Despite its relative similarity in size to renault’s existing Clio range, the battery-powered five-door Zoe hatch will be priced from $44,470 while the Kangoo Z.E. Maxi commercial van will be a $45,990 proposition.
Buyers with green aspirations won’t have open access to the new range additions however, with the EV pair not appearing in showrooms. Instead Renault will sell the Zoe and Kangoo Z.E. directly to businesses and government departments only.
The fleet-focused strategy give Renault an opportunity to introduce electric vehicles, which the company has long-stated a desire to introduce, without providing them to purchasers who might be affected by Australia’s lack of charging infrastructure.
“Compared with Europe our take-up in Australia has been very slow but we remain keen to pursue this technology because we fundamentally believe it is an important component in the future of mobility,” said Renault spokesperson Melissa Cross.

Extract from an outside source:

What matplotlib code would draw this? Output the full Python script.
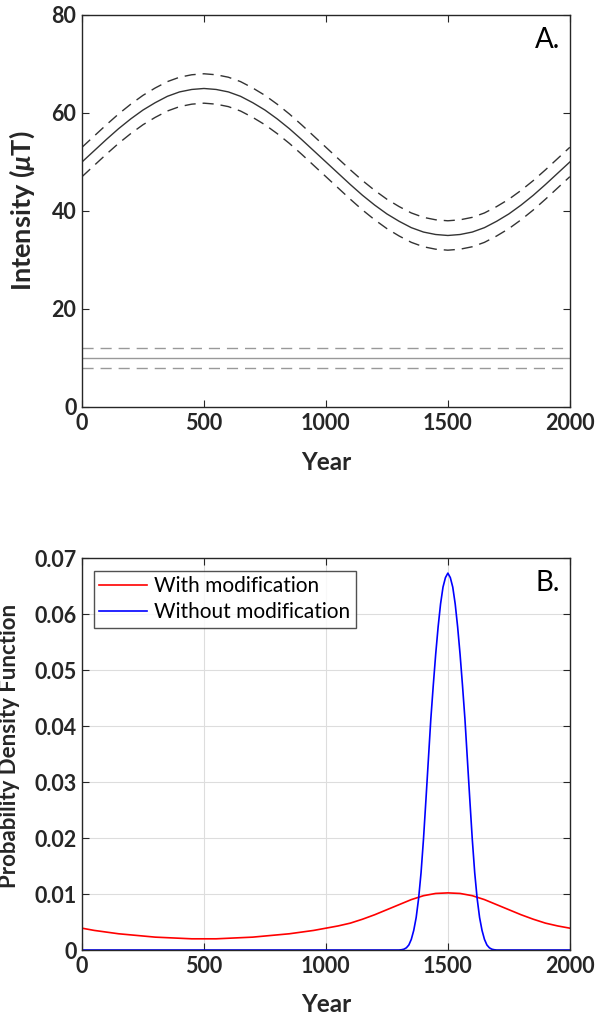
import numpy as np
import matplotlib
matplotlib.use("Agg")
import matplotlib.pyplot as plt

# ---- Panel A: intensity curves (50-year steps) ----
years_a = np.arange(0, 2001, 50)
intensity_mean = [50.0, 52.3, 54.6, 56.8, 58.8, 60.6, 62.1, 63.4, 64.3, 64.8,
                  65.0, 64.8, 64.3, 63.4, 62.1, 60.6, 58.8, 56.8, 54.6, 52.3,
                  50.0, 47.7, 45.4, 43.2, 41.2, 39.4, 37.9, 36.6, 35.7, 35.2,
                  35.0, 35.2, 35.7, 36.6, 37.9, 39.4, 41.2, 43.2, 45.4, 47.7,
                  50.0]
intensity_err = 3.0
measured_intensity = 10.0
measured_err = 2.0

# ---- Panel B: probability density curves ----
years_red = np.arange(0, 2001, 50)
pdf_with = [0.0039, 0.0035, 0.0032, 0.0029, 0.0027, 0.0025, 0.0023, 0.0022,
            0.0021, 0.0020, 0.0020, 0.0020, 0.0021, 0.0022, 0.0023, 0.0025,
            0.0027, 0.0029, 0.0032, 0.0035, 0.0039, 0.0043, 0.0048, 0.0055,
            0.0063, 0.0072, 0.0081, 0.0090, 0.0097, 0.0101, 0.0102, 0.0101,
            0.0097, 0.0090, 0.0081, 0.0072, 0.0063, 0.0055, 0.0048, 0.0043,
            0.0039]

years_blue = np.concatenate([[0, 1250], np.arange(1300, 1701, 10), [1750, 2000]])
pdf_without = [0.0, 0.0,
               0.0, 0.00005, 0.00015, 0.0004, 0.0009, 0.0019, 0.0035, 0.0058,
               0.0092, 0.0138, 0.0198, 0.0268, 0.0340, 0.0412, 0.0472, 0.0528,
               0.0577, 0.0618, 0.0648, 0.0665, 0.0673, 0.0665, 0.0648, 0.0618,
               0.0577, 0.0528, 0.0472, 0.0412, 0.0340, 0.0268, 0.0198, 0.0138,
               0.0092, 0.0058, 0.0035, 0.0019, 0.0009, 0.0004, 0.00015, 0.00005,
               0.0,
               0.0, 0.0]

TXT = "#262626"
WEIGHT = 'bold'
plt.rcParams['font.family'] = ['Lato', 'DejaVu Sans']
plt.rcParams['mathtext.fontset'] = 'custom'
plt.rcParams['mathtext.it'] = 'Lato:italic:bold'
plt.rcParams['mathtext.rm'] = 'Lato:bold'

fig = plt.figure(figsize=(6.03, 10.19), dpi=100)
ax_a = fig.add_axes([0.136, 0.6006, 0.809, 0.3847])
ax_b = fig.add_axes([0.136, 0.0677, 0.809, 0.3847])


def style_axes(ax):
    for sp in ax.spines.values():
        sp.set_color(TXT)
        sp.set_linewidth(1.0)
    ax.tick_params(direction='in', top=True, right=True, length=5, width=0.8,
                   colors=TXT, labelsize=15.5, pad=4)
    for lbl in ax.get_xticklabels() + ax.get_yticklabels():
        lbl.set_fontweight(WEIGHT)


# Panel A
mean = np.array(intensity_mean)
ax_a.plot(years_a, mean, color='#333333', lw=1.0)
ax_a.plot(years_a, mean + intensity_err, color='#333333', lw=1.0, dashes=(8, 5))
ax_a.plot(years_a, mean - intensity_err, color='#333333', lw=1.0, dashes=(8, 5))
ax_a.plot([0, 2000], [measured_intensity] * 2, color='#999999', lw=1.0)
ax_a.plot([0, 2000], [measured_intensity + measured_err] * 2, color='#999999', lw=1.0, dashes=(8, 5))
ax_a.plot([0, 2000], [measured_intensity - measured_err] * 2, color='#999999', lw=1.0, dashes=(8, 5))
ax_a.set_xlim(0, 2000)
ax_a.set_ylim(0, 80)
ax_a.set_xticks([0, 500, 1000, 1500, 2000])
ax_a.set_yticks([0, 20, 40, 60, 80])
style_axes(ax_a)
ax_a.set_xlabel('Year', fontsize=17.5, color=TXT, fontweight=WEIGHT)
ax_a.set_ylabel(r'Intensity ($\mu$T)', fontsize=19.5, color=TXT, fontweight=WEIGHT)
ax_a.xaxis.set_label_coords(0.5, -0.113)
ax_a.yaxis.set_label_coords(-0.093, 0.5)
ax_a.text(0.98, 0.97, 'A.', transform=ax_a.transAxes, ha='right', va='top',
          fontsize=20, color='black')

# Panel B
ax_b.grid(True, color='#dddddd', lw=0.8)
ax_b.set_axisbelow(True)
ax_b.plot(years_red, pdf_with, color='#ff0000', lw=1.2, label='With modification')
ax_b.plot(years_blue, pdf_without, color='#0000ff', lw=1.2, label='Without modification')
ax_b.set_xlim(0, 2000)
ax_b.set_ylim(0, 0.07)
ax_b.set_xticks([0, 500, 1000, 1500, 2000])
ax_b.set_yticks(np.arange(0, 0.071, 0.01))
ax_b.set_yticklabels(['0', '0.01', '0.02', '0.03', '0.04', '0.05', '0.06', '0.07'])
style_axes(ax_b)
ax_b.set_xlabel('Year', fontsize=17.5, color=TXT, fontweight=WEIGHT)
ax_b.set_ylabel('Probability Density Function', fontsize=16, color=TXT, fontweight=WEIGHT)
ax_b.xaxis.set_label_coords(0.5, -0.11)
ax_b.yaxis.set_label_coords(-0.127, 0.52)
leg = ax_b.legend(loc='upper left', bbox_to_anchor=(0.0246, 0.967), fontsize=15,
                  frameon=True, fancybox=False, handlelength=2.3, borderpad=0.25,
                  labelspacing=0.3, handletextpad=0.35, borderaxespad=0.0)
leg.get_frame().set_edgecolor(TXT)
leg.get_frame().set_linewidth(1.0)
for t in leg.get_texts():
    t.set_color('black')
ax_b.text(0.98, 0.97, 'B.', transform=ax_b.transAxes, ha='right', va='top',
          fontsize=20, color='black')

fig.savefig('out.png', dpi=100)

“Our position is Australia is an EV ready market, however without incentives like other markets be they financial or other value-added user benefits Australia will continue to lag behind on the adoption of electric vehicles,” she said.
“This is a major determining factor in the consideration and evaluation of the market and it immediately constrains the potential of the technology. This is why Renault has forged this specific business strategy of focusing its attention on the business-to-business and business-to-government markets.”
Since going on sale in 2012 in Europe, the Zoe has become that regions top-selling EV with more over 75,000 sales during that time.
Last year the Zoe was given its first major upgrade including the installation of a new battery pack that effectively doubled its driving range between recharges to 400km on the official NEDC European test-cycle or around 300km in real world conditions.
As part of the offering in Australia customers will be required to buy a charging station with the vehicle for their home or business with pricing yet to be confirmed. A Zoe in need of a full recharge takes around 7.5 hours of charging on a single phase, seven kilowatt power outlet or a bit more than 5.5 hours on three-phase 22kW power.
The Zoe is powered by an electric motor that produces 68kW of power and 225Nm of torque, enough for it to accelerate to 50km/h in 4.1 seconds, or 100km/h in 13.2 seconds.
The Kangoo Z.E. has already been put to the test under a trial program with Australia Post, but the version arriving for sale in Australia has since been updated with a bigger-capacity battery to extend the small van’s real-world driving range to around 200km.
Two specifications of Zoe will be available, starting with the Zoe Life from $44,470 or the more upscale Zoe Intens for $45,970. Standard equipment for both includes cruise control, climate control air conditioning and a tablet-style seven-inch infotainment system including satellite navigation.
Moving up to the Intens adds extra like keyless ignition and entry, auto wipers and headlights and rear parking sensors and camera.
Unlike Europe’s sales model which sees Renault sell only the vehicle itself to customers, while offering the batteries as part of a lease program, the Zoe in Australia will include both the car and batteries in the purchase price. The Zoe carries a three-year warranty for the vehicle and five years for the battery pack.